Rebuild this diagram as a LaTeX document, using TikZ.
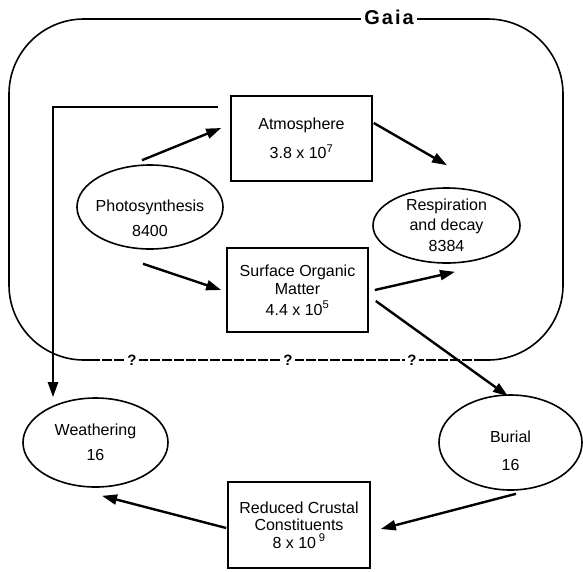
\documentclass[tikz,border=0pt]{standalone}
\usepackage{fontspec}
\setmainfont{Liberation Sans}
\newfontfamily\gaiafont[LetterSpace=10]{Liberation Sans}
\usetikzlibrary{shapes.geometric,arrows.meta,calc}
\tikzset{
  pool/.style={draw,line width=1.6pt,minimum width=141pt,minimum height=85pt,align=center,inner sep=0pt},
  proc/.style={draw,ellipse,line width=1.6pt,align=center,inner sep=-12pt},
  flow/.style={line width=2.4pt,-{Triangle[length=15pt,width=10pt]}},
  query/.style={fill=white,inner sep=2pt,font=\fontsize{15}{18}\selectfont\bfseries}
}
\begin{document}
\begin{tikzpicture}[x=1pt,y=-1pt,font=\fontsize{16}{19}\selectfont]
    \useasboundingbox (0,0) rectangle (583,571);
    % Gaia boundary
    \draw[line width=1.6pt,rounded corners=75pt] (90,360) -- (9,360) -- (9,19) -- (563,19) -- (563,360) -- (480,360);
    \draw[line width=2pt,dash pattern=on 10pt off 2pt] (90,360) -- (480,360);
    \node[fill=white,inner xsep=3pt,font=\gaiafont\fontsize{20}{24}\selectfont\bfseries] (gaia) at (389,17.5) {Gaia};
    \foreach \x/\n in {132/qa,288/qb,412/qc}
        \node[query] (\n) at (\x,360) {?};
    % reservoirs
    \node[pool] (atm) at (301.5,138.5) {Atmosphere\\[10pt]3.8 x 10\textsuperscript{7}};
    \node[pool,minimum height=84pt] (som) at (297.5,290) {Surface Organic\\[-1pt]Matter\\[2pt]4.4 x 10\textsuperscript{5}};
    \node[pool,minimum width=142pt,minimum height=86pt] (rcc) at (299,525) {Reduced Crustal\\[-2pt]Constituents\\[-1pt]8 x 10\,\textsuperscript{9}};
    % processes
    \node[proc,minimum width=146pt,minimum height=84pt] (pho) at (150,207) {\rule{0pt}{35pt}Photosynthesis\\[6pt]8400};
    \node[proc,minimum width=147pt,minimum height=75pt] (res) at (446.5,225.5) {Respiration\\[1pt]and decay\\[2pt]8384};
    \node[proc,minimum width=145pt,minimum height=89pt] (wea) at (95.5,442.5) {Weathering\\[6pt]16};
    \node[proc,minimum width=143pt,minimum height=95pt] (bur) at (510.5,442.5) {\rule{0pt}{29pt}Burial\\[9pt]16};
    % fluxes
    \draw[flow] ($(pho.north)+(-8,-4)$) -- ($(atm.west)+(-9,-10.5)$);
    \draw[flow] ($(pho.south)+(-7,14)$) -- ($(som.west)+(-5,0)$);
    \draw[flow] ($(atm.east)+(1,-15.5)$) -- ($(res.north)+(0.5,-22)$);
    \draw[flow] ($(som.east)+(6,0)$) -- ($(res.south)+(8.5,8)$);
    \draw[flow] ($(som.east)+(7,11)$) -- ($(bur.north)+(-2.5,2)$);
    \draw[flow] ($(bur.south)+(5.5,3)$) -- ($(rcc.east)+(10,4)$);
    \draw[flow] ($(rcc.west)+(-1,3)$) -- ($(wea.south)+(6.5,8)$);
    \draw[flow] ($(atm.north west)+(-12,12)$) -| ($(wea.north)+(-42.5,0)$);
\end{tikzpicture}
\end{document}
__________________________________________________
■ Direction
Write the lines above out again exactly, without any of their pictures.

■ Solution
Rebuild this diagram as a LaTeX document, using TikZ.
\documentclass[tikz,border=0pt]{standalone}
\usepackage{fontspec}
\setmainfont{Liberation Sans}
\newfontfamily\gaiafont[LetterSpace=10]{Liberation Sans}
\usetikzlibrary{shapes.geometric,arrows.meta,calc}
\tikzset{
  pool/.style={draw,line width=1.6pt,minimum width=141pt,minimum height=85pt,align=center,inner sep=0pt},
  proc/.style={draw,ellipse,line width=1.6pt,align=center,inner sep=-12pt},
  flow/.style={line width=2.4pt,-{Triangle[length=15pt,width=10pt]}},
  query/.style={fill=white,inner sep=2pt,font=\fontsize{15}{18}\selectfont\bfseries}
}
\begin{document}
\begin{tikzpicture}[x=1pt,y=-1pt,font=\fontsize{16}{19}\selectfont]
    \useasboundingbox (0,0) rectangle (583,571);
    % Gaia boundary
    \draw[line width=1.6pt,rounded corners=75pt] (90,360) -- (9,360) -- (9,19) -- (563,19) -- (563,360) -- (480,360);
    \draw[line width=2pt,dash pattern=on 10pt off 2pt] (90,360) -- (480,360);
    \node[fill=white,inner xsep=3pt,font=\gaiafont\fontsize{20}{24}\selectfont\bfseries] (gaia) at (389,17.5) {Gaia};
    \foreach \x/\n in {132/qa,288/qb,412/qc}
        \node[query] (\n) at (\x,360) {?};
    % reservoirs
    \node[pool] (atm) at (301.5,138.5) {Atmosphere\\[10pt]3.8 x 10\textsuperscript{7}};
    \node[pool,minimum height=84pt] (som) at (297.5,290) {Surface Organic\\[-1pt]Matter\\[2pt]4.4 x 10\textsuperscript{5}};
    \node[pool,minimum width=142pt,minimum height=86pt] (rcc) at (299,525) {Reduced Crustal\\[-2pt]Constituents\\[-1pt]8 x 10\,\textsuperscript{9}};
    % processes
    \node[proc,minimum width=146pt,minimum height=84pt] (pho) at (150,207) {\rule{0pt}{35pt}Photosynthesis\\[6pt]8400};
    \node[proc,minimum width=147pt,minimum height=75pt] (res) at (446.5,225.5) {Respiration\\[1pt]and decay\\[2pt]8384};
    \node[proc,minimum width=145pt,minimum height=89pt] (wea) at (95.5,442.5) {Weathering\\[6pt]16};
    \node[proc,minimum width=143pt,minimum height=95pt] (bur) at (510.5,442.5) {\rule{0pt}{29pt}Burial\\[9pt]16};
    % fluxes
    \draw[flow] ($(pho.north)+(-8,-4)$) -- ($(atm.west)+(-9,-10.5)$);
    \draw[flow] ($(pho.south)+(-7,14)$) -- ($(som.west)+(-5,0)$);
    \draw[flow] ($(atm.east)+(1,-15.5)$) -- ($(res.north)+(0.5,-22)$);
    \draw[flow] ($(som.east)+(6,0)$) -- ($(res.south)+(8.5,8)$);
    \draw[flow] ($(som.east)+(7,11)$) -- ($(bur.north)+(-2.5,2)$);
    \draw[flow] ($(bur.south)+(5.5,3)$) -- ($(rcc.east)+(10,4)$);
    \draw[flow] ($(rcc.west)+(-1,3)$) -- ($(wea.south)+(6.5,8)$);
    \draw[flow] ($(atm.north west)+(-12,12)$) -| ($(wea.north)+(-42.5,0)$);
\end{tikzpicture}
\end{document}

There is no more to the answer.